Re: Autovacuum launcher doesn't notice death of postmaster immediately
От | Matthew T. O'Connor |
---|---|
Тема | Re: Autovacuum launcher doesn't notice death of postmaster immediately |
Дата | |
Msg-id | 4669DAFB.1060600@zeut.net обсуждение исходный текст |
Ответ на | Re: Autovacuum launcher doesn't notice death of postmaster immediately (Alvaro Herrera <alvherre@commandprompt.com>) |
Ответы |
Re: Autovacuum launcher doesn't notice death of postmaster immediately
|
Список | pgsql-hackers |
Alvaro Herrera wrote: > Jim C. Nasby escribió: >> There *is* reason to allow setting the naptime smaller, though (or at >> least there was; perhaps Alvero's recent changes negate this need): >> clusters that have a large number of databases.
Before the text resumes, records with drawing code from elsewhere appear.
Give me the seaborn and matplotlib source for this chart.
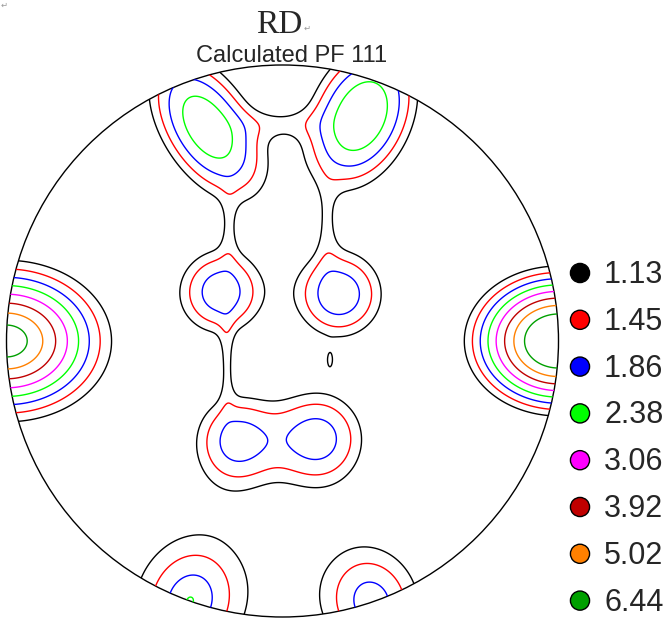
import matplotlib
matplotlib.use("Agg")
import matplotlib.pyplot as plt
import seaborn as sns
import numpy as np
import pandas as pd
from matplotlib.patches import Circle

# -----------------------------
# Contour levels / colours
# -----------------------------
levels = [1.13, 1.45, 1.86, 2.38, 3.06, 3.92, 5.02, 6.44]
level_labels = ["1.13", "1.45", "1.86", "2.38", "3.06", "3.92", "5.02", "6.44"]
level_colors = ["#000000", "#ff0000", "#0000ff", "#00ff00",
                "#ff00ff", "#c00000", "#ff8000", "#00a000"]

# -----------------------------
# Pole density peaks (unit-circle coords)
# -----------------------------
peak_x     = [-1.00, 1.00, -0.335, 0.324, -0.273, 0.285, -0.223, 0.205, -0.168, 0.129, -0.009, -0.194, 0.161, -0.201, 0.172]
peak_y     = [0.00, 0.00, -0.942, -0.946, 0.775, 0.815, 0.178, 0.170, -0.359, -0.352, 0.790, 0.409, 0.420, -0.080, -0.072]
peak_amp   = [7.4, 9.5, 2.05, 1.75, 2.45, 2.6, 1.75, 1.8, 1.55, 1.65, 0.5, 0.42, 0.5, 0.62, 0.52]
peak_sx    = [0.217, 0.196, 0.235, 0.214, 0.27, 0.25, 0.155, 0.16, 0.15, 0.17, 0.13, 0.035, 0.045, 0.03, 0.02]
peak_sy    = [0.167, 0.156, 0.19, 0.18, 0.15, 0.165, 0.155, 0.16, 0.165, 0.175, 0.06, 0.12, 0.14, 0.14, 0.05]
peak_angle = [0, 0, -109.6, -71.1, 122, 66, 0, 0, 0, 0, 0, 0, 0, 0, 0]
peak_power = [1.5, 1.7, 1.2, 1.5, 2, 2, 2, 2, 2, 2, 2, 2, 2, 2, 2]
background = 0.4

# build the density field
g = np.linspace(-1.03, 1.03, 600)
X, Y = np.meshgrid(g, g)
Z = np.full_like(X, background)
for cx, cy, a, sx, sy, ang, p in zip(peak_x, peak_y, peak_amp, peak_sx,
                                     peak_sy, peak_angle, peak_power):
    t = np.deg2rad(ang)
    dx, dy = X - cx, Y - cy
    u = dx * np.cos(t) + dy * np.sin(t)
    v = -dx * np.sin(t) + dy * np.cos(t)
    r = np.sqrt((u / sx) ** 2 + (v / sy) ** 2)
    Z += a * np.exp(-r ** p)

sns.set_style("white")
plt.rcParams["font.family"] = ["Liberation Sans", "DejaVu Sans"]

W, H = 670, 621
fig = plt.figure(figsize=(W / 100, H / 100), dpi=100)

# pole figure axes: circle centre (282.5, 341) px, radius 276 px
R, cxp, cyp = 276, 282.5, 341
lim = 1.03
ax = fig.add_axes([(cxp - lim * R) / W, (H - cyp - lim * R) / H,
                   2 * lim * R / W, 2 * lim * R / H])
ax.set_xlim(-lim, lim)
ax.set_ylim(-lim, lim)
ax.set_aspect("equal")
ax.axis("off")

rim = Circle((0, 0), 1.0, transform=ax.transData, fill=False,
             edgecolor="black", linewidth=1.0)
ax.add_patch(rim)
cs = ax.contour(X, Y, Z, levels=levels, colors=level_colors, linewidths=1.0)
cs.set_clip_path(rim)

# overlay in pixel coordinates for titles and legend
ov = fig.add_axes([0, 0, 1, 1])
ov.set_xlim(0, W)
ov.set_ylim(H, 0)
ov.axis("off")
ov.patch.set_alpha(0)

ov.text(279, 33, "RD", fontsize=24, family="Liberation Serif",
        ha="center", va="baseline")
ov.text(304, 31, "\u21b5", fontsize=6, color="#999999", family="DejaVu Sans",
        ha="left", va="baseline")
ov.text(1, 8, "\u21b5", fontsize=6, color="#999999", family="DejaVu Sans",
        ha="left", va="baseline")
ov.text(292, 62, "Calculated PF 111", fontsize=17, ha="center", va="baseline")

leg = pd.DataFrame({"level": level_labels, "row": np.arange(len(levels))})
leg["px"] = 580
leg["py"] = 273 + 46.8 * leg["row"]
sns.scatterplot(data=leg, x="px", y="py", hue="level", palette=level_colors,
                s=190, edgecolor="black", linewidth=1.0, legend=False, ax=ov)
for _, row in leg.iterrows():
    ov.text(604, row["py"] + 2, row["level"], fontsize=22,
            ha="left", va="center")
ov.set_xlim(0, W)
ov.set_ylim(H, 0)

fig.savefig("out.png", dpi=100)
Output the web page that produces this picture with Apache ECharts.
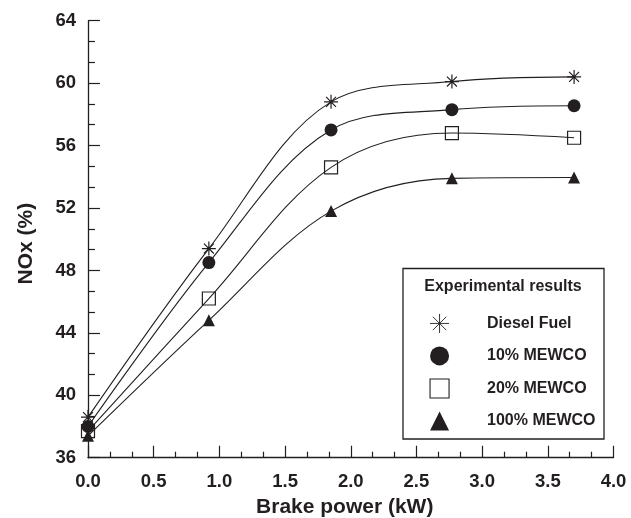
<!DOCTYPE html>
<html>
<head>
<meta charset="utf-8">
<script src="https://cdn.jsdelivr.net/npm/echarts@6/dist/echarts.min.js"></script>
<style>
  html, body { margin: 0; padding: 0; background: #fff; }
  #chart { width: 631px; height: 518px; }
</style>
</head>
<body>
<div id="chart"></div>
<script>
// Brake power (kW) at each test load
const brakePower = [0, 0.92, 1.85, 2.77, 3.70];

// NOx (%) per fuel
const dieselFuel = [38.6, 49.4, 58.8, 60.1, 60.4];
const mewco10 = [38.0, 48.5, 57.0, 58.3, 58.55];
const mewco20 = [37.7, 46.2, 54.6, 56.8, 56.5];
const mewco100 = [37.4, 44.8, 51.8, 53.9, 53.95];

const seriesNames = ['Diesel Fuel', '10% MEWCO', '20% MEWCO', '100% MEWCO'];
const legendTitle = 'Experimental results';

const INK = '#231f20';
const FONT = '"Liberation Sans", Arial, Helvetica, sans-serif';
const STAR = 'path://M0,-10L0,10M-10,0L10,0M-7.07,-7.07L7.07,7.07M-7.07,7.07L7.07,-7.07';

function pairs(ys) {
  return brakePower.map((x, i) => [x, ys[i]]);
}

function curve(name, ys, symbol, size, itemStyle) {
  return {
    name: name,
    type: 'line',
    data: pairs(ys),
    smooth: 0.35,
    symbol: symbol,
    symbolSize: size,
    symbolKeepAspect: true,
    showAllSymbol: true,
    lineStyle: { color: INK, width: 1.1 },
    itemStyle: itemStyle,
    emphasis: { disabled: true },
    z: 2
  };
}

const chart = echarts.init(document.getElementById('chart'), null, { renderer: 'canvas' });

chart.setOption({
  animation: false,
  backgroundColor: '#ffffff',
  grid: { left: 88, right: 17.5, top: 20.7, bottom: 60.3, containLabel: false, outerBoundsMode: 'none' },
  xAxis: {
    type: 'value',
    min: 0, max: 4, interval: 0.5,
    name: 'Brake power (kW)',
    nameLocation: 'middle',
    nameGap: 37,
    nameTextStyle: { fontFamily: FONT, fontWeight: 'bold', fontSize: 21, color: INK, padding: [0, 12, 0, 0] },
    axisLine: { show: true, lineStyle: { color: INK, width: 1.3 } },
    axisTick: { show: true, inside: true, length: 12, lineStyle: { color: INK, width: 1.2 } },
    minorTick: { show: true, splitNumber: 3, length: 6, lineStyle: { color: INK, width: 1.2 } },
    axisLabel: { margin: 15, fontFamily: FONT, fontWeight: 'bold', fontSize: 18.5, color: INK,
                 formatter: v => v.toFixed(1) },
    splitLine: { show: false }
  },
  yAxis: {
    type: 'value',
    min: 36, max: 64, interval: 4,
    name: 'NOx (%)',
    nameLocation: 'middle',
    nameGap: 51,
    nameTextStyle: { fontFamily: FONT, fontWeight: 'bold', fontSize: 21, color: INK, padding: [0, 9, 0, 0] },
    axisLine: { show: true, lineStyle: { color: INK, width: 1.3 } },
    axisTick: { show: true, inside: true, length: 12, lineStyle: { color: INK, width: 1.2 } },
    minorTick: { show: true, splitNumber: 3, length: 7, lineStyle: { color: INK, width: 1.2 } },
    axisLabel: { margin: 12, fontFamily: FONT, fontWeight: 'bold', fontSize: 18.5, color: INK },
    splitLine: { show: false }
  },
  legend: {
    orient: 'vertical',
    left: 429.5,
    top: 313.5,
    padding: 0,
    itemWidth: 19,
    itemHeight: 19,
    itemGap: 13,
    selectedMode: false,
    data: [
      { name: seriesNames[0], icon: STAR,
        itemStyle: { color: 'rgba(0,0,0,0)', borderColor: INK, borderWidth: 0.9 } },
      { name: seriesNames[1], icon: 'circle' },
      { name: seriesNames[2], icon: 'rect',
        itemStyle: { color: 'rgba(0,0,0,0)', borderColor: INK, borderWidth: 1.1 } },
      { name: seriesNames[3], icon: 'triangle' }
    ],
    textStyle: { fontFamily: FONT, fontWeight: 'bold', fontSize: 16, color: INK, padding: [0, 0, 0, 33] },
    z: 5
  },
  graphic: [
    {
      type: 'rect',
      z: 4,
      shape: { x: 403, y: 268.5, width: 201, height: 170.5 },
      style: { fill: '#ffffff', stroke: INK, lineWidth: 1.3 }
    },
    {
      type: 'text',
      z: 5,
      x: 503, y: 287,
      style: {
        text: legendTitle,
        fontFamily: FONT, fontWeight: 'bold', fontSize: 16, fill: INK,
        textAlign: 'center', textVerticalAlign: 'middle'
      }
    }
  ],
  series: [
    curve(seriesNames[0], dieselFuel, STAR, 14,
          { color: 'rgba(0,0,0,0)', borderColor: INK, borderWidth: 1.2 }),
    curve(seriesNames[1], mewco10, 'circle', 13,
          { color: INK, borderWidth: 0 }),
    curve(seriesNames[2], mewco20, 'rect', 13,
          { color: 'rgba(0,0,0,0)', borderColor: INK, borderWidth: 1.2 }),
    curve(seriesNames[3], mewco100, 'triangle', 12,
          { color: INK, borderWidth: 0 })
  ]
});
</script>
</body>
</html>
I've worked with folks >> who are in a hosted environment and give each customer their own >> database; it's not hard to get a couple hundred databases that way. >> Setting the naptime higher than a second in such an environment would >> mean it could be hours before a database is checked for vacuuming. > > Yes, the code in HEAD is different -- each database will be considered > separately. So the huge database taking all day to vacuum will not stop > the tiny databases from being vacuumed in a timely manner. > > And the very huge table in that database will not stop the other tables > in the database from being vacuumed either. There can be more than one > worker in a single database. Ok, but I think the question posed is that in say a virtual hosting environment there might be say 1,000 databases in the cluster. Am I still going to have to wait a long time for my database to get vacuumed? I don't think this has changed much no? (If default naptime is 1 minute, then autovacuum won't even look at a given database but once every 1,000 minutes (16.67 hours) assuming that there isn't enough work to keep all the workers busy.)